- **DIRECTIVE**
Exactly as written, retype the listing below, omitting the pictures.

- **DATASET CONTENT**

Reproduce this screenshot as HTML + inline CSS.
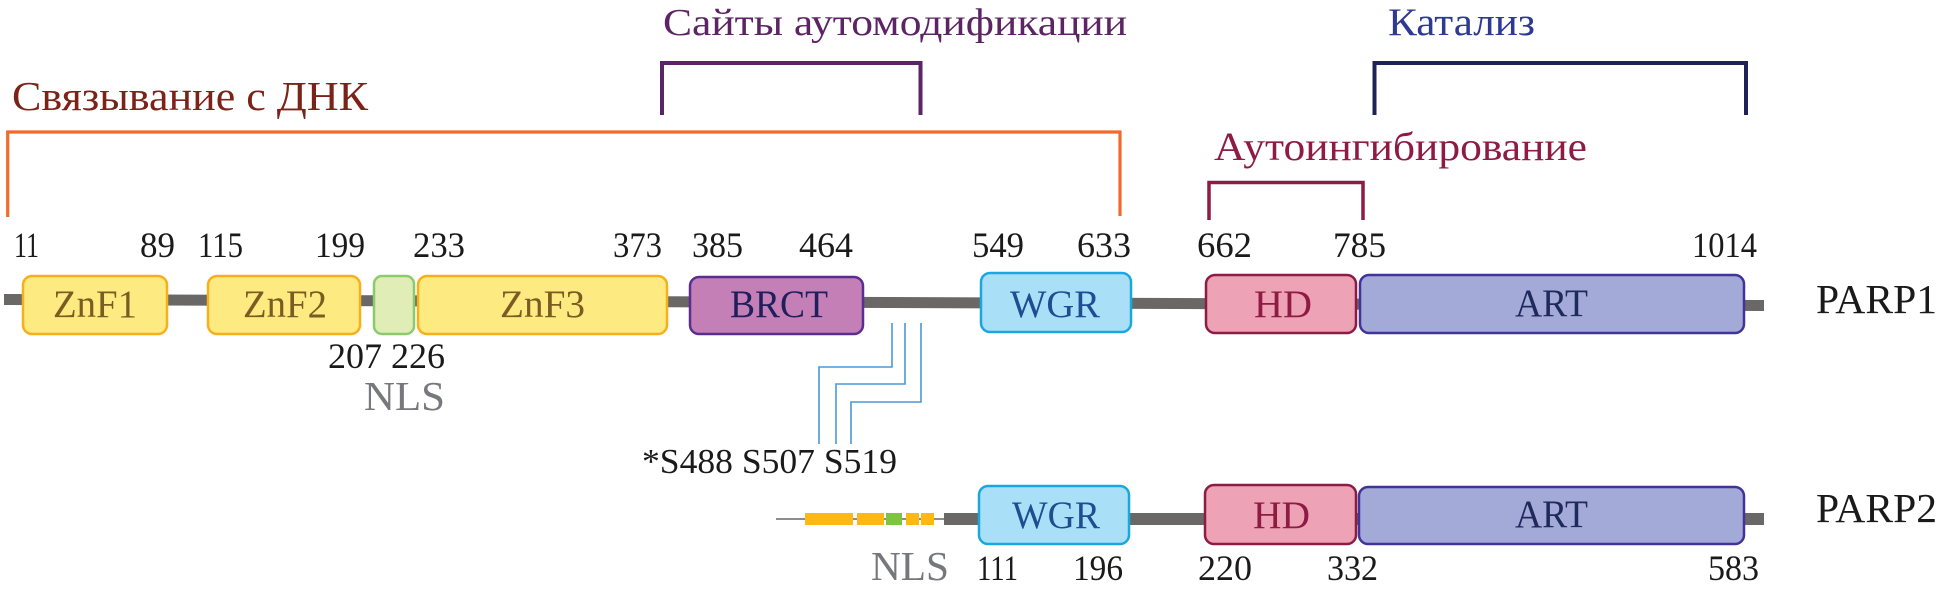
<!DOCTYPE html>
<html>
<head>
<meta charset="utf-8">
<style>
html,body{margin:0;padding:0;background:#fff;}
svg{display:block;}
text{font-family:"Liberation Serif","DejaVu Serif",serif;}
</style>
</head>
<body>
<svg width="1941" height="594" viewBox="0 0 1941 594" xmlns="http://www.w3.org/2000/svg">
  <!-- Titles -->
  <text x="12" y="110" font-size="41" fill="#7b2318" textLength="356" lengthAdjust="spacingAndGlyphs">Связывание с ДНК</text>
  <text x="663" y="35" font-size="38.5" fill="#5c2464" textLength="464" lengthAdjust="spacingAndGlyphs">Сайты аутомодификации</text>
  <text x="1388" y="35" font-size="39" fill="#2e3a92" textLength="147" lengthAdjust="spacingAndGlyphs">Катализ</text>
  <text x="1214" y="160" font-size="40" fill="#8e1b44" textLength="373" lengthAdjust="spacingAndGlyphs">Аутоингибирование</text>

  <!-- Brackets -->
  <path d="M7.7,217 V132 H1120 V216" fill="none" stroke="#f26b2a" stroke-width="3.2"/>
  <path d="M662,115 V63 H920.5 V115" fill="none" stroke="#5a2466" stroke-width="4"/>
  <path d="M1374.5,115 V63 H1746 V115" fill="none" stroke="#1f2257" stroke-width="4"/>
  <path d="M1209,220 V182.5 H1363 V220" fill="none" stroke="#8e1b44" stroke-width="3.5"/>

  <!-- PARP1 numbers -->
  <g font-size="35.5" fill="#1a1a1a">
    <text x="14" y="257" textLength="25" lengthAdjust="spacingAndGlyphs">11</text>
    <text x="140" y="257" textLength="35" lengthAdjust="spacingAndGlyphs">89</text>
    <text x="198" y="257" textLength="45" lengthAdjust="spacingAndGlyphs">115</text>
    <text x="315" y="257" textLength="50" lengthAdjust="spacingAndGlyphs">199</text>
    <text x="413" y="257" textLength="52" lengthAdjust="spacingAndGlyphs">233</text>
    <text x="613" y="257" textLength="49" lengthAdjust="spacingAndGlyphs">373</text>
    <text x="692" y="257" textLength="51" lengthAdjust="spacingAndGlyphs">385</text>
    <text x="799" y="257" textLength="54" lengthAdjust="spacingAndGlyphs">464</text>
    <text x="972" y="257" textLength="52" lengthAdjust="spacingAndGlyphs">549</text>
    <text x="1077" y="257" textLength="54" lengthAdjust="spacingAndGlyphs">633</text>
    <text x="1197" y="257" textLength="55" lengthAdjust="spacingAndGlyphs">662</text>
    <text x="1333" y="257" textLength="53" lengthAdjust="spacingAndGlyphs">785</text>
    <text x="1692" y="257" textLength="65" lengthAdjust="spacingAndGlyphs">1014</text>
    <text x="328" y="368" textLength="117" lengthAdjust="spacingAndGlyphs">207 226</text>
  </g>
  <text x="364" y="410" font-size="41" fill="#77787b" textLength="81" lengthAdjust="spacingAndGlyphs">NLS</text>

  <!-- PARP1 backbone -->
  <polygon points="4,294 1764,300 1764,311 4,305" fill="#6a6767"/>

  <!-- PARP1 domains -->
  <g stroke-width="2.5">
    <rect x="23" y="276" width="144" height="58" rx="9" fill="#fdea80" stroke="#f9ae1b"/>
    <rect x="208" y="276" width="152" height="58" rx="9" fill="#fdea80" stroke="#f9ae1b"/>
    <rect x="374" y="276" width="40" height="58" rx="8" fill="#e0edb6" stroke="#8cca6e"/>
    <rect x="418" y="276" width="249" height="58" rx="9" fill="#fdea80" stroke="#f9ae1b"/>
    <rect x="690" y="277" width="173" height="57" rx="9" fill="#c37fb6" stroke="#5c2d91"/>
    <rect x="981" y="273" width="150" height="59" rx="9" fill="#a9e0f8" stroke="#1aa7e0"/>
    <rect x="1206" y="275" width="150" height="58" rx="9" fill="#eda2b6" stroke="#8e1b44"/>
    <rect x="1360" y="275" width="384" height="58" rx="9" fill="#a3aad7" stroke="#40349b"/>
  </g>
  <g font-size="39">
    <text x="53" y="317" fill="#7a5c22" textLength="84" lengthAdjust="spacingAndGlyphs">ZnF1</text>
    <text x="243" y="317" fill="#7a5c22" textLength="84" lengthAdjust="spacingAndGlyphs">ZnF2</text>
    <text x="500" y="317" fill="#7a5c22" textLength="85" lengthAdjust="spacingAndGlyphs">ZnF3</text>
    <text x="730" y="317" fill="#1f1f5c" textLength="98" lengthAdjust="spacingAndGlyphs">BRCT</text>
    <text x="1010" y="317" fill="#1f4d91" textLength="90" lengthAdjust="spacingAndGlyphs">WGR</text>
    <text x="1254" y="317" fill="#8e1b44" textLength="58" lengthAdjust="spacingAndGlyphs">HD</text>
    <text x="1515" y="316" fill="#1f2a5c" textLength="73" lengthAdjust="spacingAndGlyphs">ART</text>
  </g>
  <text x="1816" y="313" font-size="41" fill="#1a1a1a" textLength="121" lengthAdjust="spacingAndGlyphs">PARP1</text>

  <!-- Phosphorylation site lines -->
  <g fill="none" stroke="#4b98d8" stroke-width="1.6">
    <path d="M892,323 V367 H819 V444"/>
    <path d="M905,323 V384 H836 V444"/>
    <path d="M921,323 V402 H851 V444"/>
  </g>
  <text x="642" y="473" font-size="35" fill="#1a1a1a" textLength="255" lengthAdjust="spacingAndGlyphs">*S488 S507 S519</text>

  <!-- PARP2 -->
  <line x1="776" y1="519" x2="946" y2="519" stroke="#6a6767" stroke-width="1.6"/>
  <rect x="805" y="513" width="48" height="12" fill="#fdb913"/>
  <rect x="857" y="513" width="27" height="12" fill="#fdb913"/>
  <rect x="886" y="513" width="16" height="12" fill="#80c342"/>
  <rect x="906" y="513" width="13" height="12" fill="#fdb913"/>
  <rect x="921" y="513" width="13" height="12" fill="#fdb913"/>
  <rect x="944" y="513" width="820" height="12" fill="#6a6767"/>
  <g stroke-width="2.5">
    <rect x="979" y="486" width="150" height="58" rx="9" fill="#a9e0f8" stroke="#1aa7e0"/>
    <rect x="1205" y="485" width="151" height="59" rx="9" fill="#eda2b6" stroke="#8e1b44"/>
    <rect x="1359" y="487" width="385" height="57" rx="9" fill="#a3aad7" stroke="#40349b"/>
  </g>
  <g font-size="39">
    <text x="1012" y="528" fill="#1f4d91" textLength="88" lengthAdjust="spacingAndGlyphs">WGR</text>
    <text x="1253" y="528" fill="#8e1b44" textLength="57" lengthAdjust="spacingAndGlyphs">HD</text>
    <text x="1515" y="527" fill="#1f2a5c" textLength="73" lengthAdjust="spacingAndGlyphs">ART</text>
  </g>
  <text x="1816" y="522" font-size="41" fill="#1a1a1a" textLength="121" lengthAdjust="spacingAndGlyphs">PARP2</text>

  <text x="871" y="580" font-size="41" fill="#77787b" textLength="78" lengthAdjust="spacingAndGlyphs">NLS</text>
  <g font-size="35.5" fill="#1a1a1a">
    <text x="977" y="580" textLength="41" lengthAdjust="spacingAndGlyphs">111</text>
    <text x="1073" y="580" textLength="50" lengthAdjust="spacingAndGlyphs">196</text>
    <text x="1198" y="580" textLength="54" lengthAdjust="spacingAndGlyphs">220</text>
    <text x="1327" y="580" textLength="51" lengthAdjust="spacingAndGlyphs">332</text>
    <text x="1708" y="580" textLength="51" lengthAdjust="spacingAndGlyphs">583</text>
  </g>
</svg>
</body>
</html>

- **RESPONSE BELOW**
Reproduce this screenshot as HTML + inline CSS.
<!DOCTYPE html>
<html>
<head>
<meta charset="utf-8">
<style>
html,body{margin:0;padding:0;background:#fff;}
svg{display:block;}
text{font-family:"Liberation Serif","DejaVu Serif",serif;}
</style>
</head>
<body>
<svg width="1941" height="594" viewBox="0 0 1941 594" xmlns="http://www.w3.org/2000/svg">
  <!-- Titles -->
  <text x="12" y="110" font-size="41" fill="#7b2318" textLength="356" lengthAdjust="spacingAndGlyphs">Связывание с ДНК</text>
  <text x="663" y="35" font-size="38.5" fill="#5c2464" textLength="464" lengthAdjust="spacingAndGlyphs">Сайты аутомодификации</text>
  <text x="1388" y="35" font-size="39" fill="#2e3a92" textLength="147" lengthAdjust="spacingAndGlyphs">Катализ</text>
  <text x="1214" y="160" font-size="40" fill="#8e1b44" textLength="373" lengthAdjust="spacingAndGlyphs">Аутоингибирование</text>

  <!-- Brackets -->
  <path d="M7.7,217 V132 H1120 V216" fill="none" stroke="#f26b2a" stroke-width="3.2"/>
  <path d="M662,115 V63 H920.5 V115" fill="none" stroke="#5a2466" stroke-width="4"/>
  <path d="M1374.5,115 V63 H1746 V115" fill="none" stroke="#1f2257" stroke-width="4"/>
  <path d="M1209,220 V182.5 H1363 V220" fill="none" stroke="#8e1b44" stroke-width="3.5"/>

  <!-- PARP1 numbers -->
  <g font-size="35.5" fill="#1a1a1a">
    <text x="14" y="257" textLength="25" lengthAdjust="spacingAndGlyphs">11</text>
    <text x="140" y="257" textLength="35" lengthAdjust="spacingAndGlyphs">89</text>
    <text x="198" y="257" textLength="45" lengthAdjust="spacingAndGlyphs">115</text>
    <text x="315" y="257" textLength="50" lengthAdjust="spacingAndGlyphs">199</text>
    <text x="413" y="257" textLength="52" lengthAdjust="spacingAndGlyphs">233</text>
    <text x="613" y="257" textLength="49" lengthAdjust="spacingAndGlyphs">373</text>
    <text x="692" y="257" textLength="51" lengthAdjust="spacingAndGlyphs">385</text>
    <text x="799" y="257" textLength="54" lengthAdjust="spacingAndGlyphs">464</text>
    <text x="972" y="257" textLength="52" lengthAdjust="spacingAndGlyphs">549</text>
    <text x="1077" y="257" textLength="54" lengthAdjust="spacingAndGlyphs">633</text>
    <text x="1197" y="257" textLength="55" lengthAdjust="spacingAndGlyphs">662</text>
    <text x="1333" y="257" textLength="53" lengthAdjust="spacingAndGlyphs">785</text>
    <text x="1692" y="257" textLength="65" lengthAdjust="spacingAndGlyphs">1014</text>
    <text x="328" y="368" textLength="117" lengthAdjust="spacingAndGlyphs">207 226</text>
  </g>
  <text x="364" y="410" font-size="41" fill="#77787b" textLength="81" lengthAdjust="spacingAndGlyphs">NLS</text>

  <!-- PARP1 backbone -->
  <polygon points="4,294 1764,300 1764,311 4,305" fill="#6a6767"/>

  <!-- PARP1 domains -->
  <g stroke-width="2.5">
    <rect x="23" y="276" width="144" height="58" rx="9" fill="#fdea80" stroke="#f9ae1b"/>
    <rect x="208" y="276" width="152" height="58" rx="9" fill="#fdea80" stroke="#f9ae1b"/>
    <rect x="374" y="276" width="40" height="58" rx="8" fill="#e0edb6" stroke="#8cca6e"/>
    <rect x="418" y="276" width="249" height="58" rx="9" fill="#fdea80" stroke="#f9ae1b"/>
    <rect x="690" y="277" width="173" height="57" rx="9" fill="#c37fb6" stroke="#5c2d91"/>
    <rect x="981" y="273" width="150" height="59" rx="9" fill="#a9e0f8" stroke="#1aa7e0"/>
    <rect x="1206" y="275" width="150" height="58" rx="9" fill="#eda2b6" stroke="#8e1b44"/>
    <rect x="1360" y="275" width="384" height="58" rx="9" fill="#a3aad7" stroke="#40349b"/>
  </g>
  <g font-size="39">
    <text x="53" y="317" fill="#7a5c22" textLength="84" lengthAdjust="spacingAndGlyphs">ZnF1</text>
    <text x="243" y="317" fill="#7a5c22" textLength="84" lengthAdjust="spacingAndGlyphs">ZnF2</text>
    <text x="500" y="317" fill="#7a5c22" textLength="85" lengthAdjust="spacingAndGlyphs">ZnF3</text>
    <text x="730" y="317" fill="#1f1f5c" textLength="98" lengthAdjust="spacingAndGlyphs">BRCT</text>
    <text x="1010" y="317" fill="#1f4d91" textLength="90" lengthAdjust="spacingAndGlyphs">WGR</text>
    <text x="1254" y="317" fill="#8e1b44" textLength="58" lengthAdjust="spacingAndGlyphs">HD</text>
    <text x="1515" y="316" fill="#1f2a5c" textLength="73" lengthAdjust="spacingAndGlyphs">ART</text>
  </g>
  <text x="1816" y="313" font-size="41" fill="#1a1a1a" textLength="121" lengthAdjust="spacingAndGlyphs">PARP1</text>

  <!-- Phosphorylation site lines -->
  <g fill="none" stroke="#4b98d8" stroke-width="1.6">
    <path d="M892,323 V367 H819 V444"/>
    <path d="M905,323 V384 H836 V444"/>
    <path d="M921,323 V402 H851 V444"/>
  </g>
  <text x="642" y="473" font-size="35" fill="#1a1a1a" textLength="255" lengthAdjust="spacingAndGlyphs">*S488 S507 S519</text>

  <!-- PARP2 -->
  <line x1="776" y1="519" x2="946" y2="519" stroke="#6a6767" stroke-width="1.6"/>
  <rect x="805" y="513" width="48" height="12" fill="#fdb913"/>
  <rect x="857" y="513" width="27" height="12" fill="#fdb913"/>
  <rect x="886" y="513" width="16" height="12" fill="#80c342"/>
  <rect x="906" y="513" width="13" height="12" fill="#fdb913"/>
  <rect x="921" y="513" width="13" height="12" fill="#fdb913"/>
  <rect x="944" y="513" width="820" height="12" fill="#6a6767"/>
  <g stroke-width="2.5">
    <rect x="979" y="486" width="150" height="58" rx="9" fill="#a9e0f8" stroke="#1aa7e0"/>
    <rect x="1205" y="485" width="151" height="59" rx="9" fill="#eda2b6" stroke="#8e1b44"/>
    <rect x="1359" y="487" width="385" height="57" rx="9" fill="#a3aad7" stroke="#40349b"/>
  </g>
  <g font-size="39">
    <text x="1012" y="528" fill="#1f4d91" textLength="88" lengthAdjust="spacingAndGlyphs">WGR</text>
    <text x="1253" y="528" fill="#8e1b44" textLength="57" lengthAdjust="spacingAndGlyphs">HD</text>
    <text x="1515" y="527" fill="#1f2a5c" textLength="73" lengthAdjust="spacingAndGlyphs">ART</text>
  </g>
  <text x="1816" y="522" font-size="41" fill="#1a1a1a" textLength="121" lengthAdjust="spacingAndGlyphs">PARP2</text>

  <text x="871" y="580" font-size="41" fill="#77787b" textLength="78" lengthAdjust="spacingAndGlyphs">NLS</text>
  <g font-size="35.5" fill="#1a1a1a">
    <text x="977" y="580" textLength="41" lengthAdjust="spacingAndGlyphs">111</text>
    <text x="1073" y="580" textLength="50" lengthAdjust="spacingAndGlyphs">196</text>
    <text x="1198" y="580" textLength="54" lengthAdjust="spacingAndGlyphs">220</text>
    <text x="1327" y="580" textLength="51" lengthAdjust="spacingAndGlyphs">332</text>
    <text x="1708" y="580" textLength="51" lengthAdjust="spacingAndGlyphs">583</text>
  </g>
</svg>
</body>
</html>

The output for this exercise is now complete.